El reloj marcaba las 14.15 cuando el avión inició su despegue. Era la primera vez que lo vivía y, bueno, una mezcla de emociones invadieron mi cuerpo. El suelo se veía cada vez más lejos y las nubes nos rodeaban. Una mano me sujetaba y los planes de los próximos siete días comenzaron a palparse cuando aterrizamos a las 17.00 horas. Sevilla nos envolvió por completo y nos dio la bienvenida como si fuéramos auténticos andaluces.
Una vez salimos del Aeropuerto, el calor tan abrasador nos sucumbió, pero la ilusión de conocer el corazón de uno de los lugares más bonitos de España permaneció junto a los 42 grados.
Me dirigí a un agente y le pregunté por la guagua que nos dejaría en el centro histórico de la Capital andaluza, pero me dijo que no se decía guagua, sino bus. Y yo le respondí: «Significa lo mismo». Ahí comprendí la flexibilidad mental de ciertas personas. No obstante, nos facilitó el encuentro del transporte.
«El despertador sonó a las 8.00, pero para ese momento ya estábamos sentados en una churrería del Barrio de Triana»
Llegamos al hotel, colocamos nuestras pertenencias y fuimos al primer destino del mapa: Puente de Isabel II. El sol reflejó sus últimos rayos del día sobre el río Guadalquivir. El paisaje nos meció hasta que la noche cayó. Fue un trailer de las tantas cosas bonitas que íbamos a recopilar durante el viaje.
Al día siguiente el despertador sonó a las 8.00, pero para ese momento ya estábamos sentados en una churrería del Barrio de Triana. Con la barriga llena y el corazón contento iniciamos el camino que nos llevaría a la Plaza de España. Para ello, llegamos a la Plaza Nueva, cogimos el tranvía y nos bajamos en San Bernardo.
La belleza y la historia de la Plaza me dejó atónita. Me quería quedar anclada en ese palacio diseñado por el arquitecto sevillano, Aníbal González. Me senté en el banco de azulejos dedicado a Canarias y por más que miraba la estampa que tenía frente a mí no me lo creía.
«Sevilla tiene un color y una historia tan especial que te atrapa»
Los días posteriores continuamos visitando los lugares más emblemáticos de Sevilla: el Barrio de Santa Cruz, la calle Tetuán con sus toldos para paliar el calor, las callejuelas de Triana, la Plaza de Toros o la Torre del Oro. Sin embargo, la guinda del pastel fue la visita a la Catedral y la subida a la Giralda con sus diecisiete escalones.

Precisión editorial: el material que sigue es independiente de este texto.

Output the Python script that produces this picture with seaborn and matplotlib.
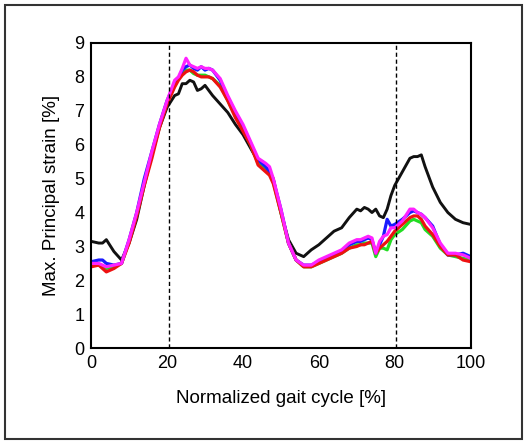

Para poder acceder a los dos últimos monumentos tuve que cubrirme, con un velo, los hombros. Pues quienes entran deben tener tapados los hombros, el vientre y las rodillas. Algo que me sorprendió bastante.
Sin ánimo de hastiar, otra de de las cosas que picó mi curiosidad, dado que lo veía en cada rincón, era el logotipo del Ayuntamiento de Sevilla: No&Do. En pocas palabras significa Sevilla no me ha dejado. Y, ahora, confirmo que su esencia se guardó en mi corazón porque Sevilla tiene un color y una historia tan especial que te atrapa. Desde sus calles, el estilo arquitectónico, la cerámica, los monumentos y su gente.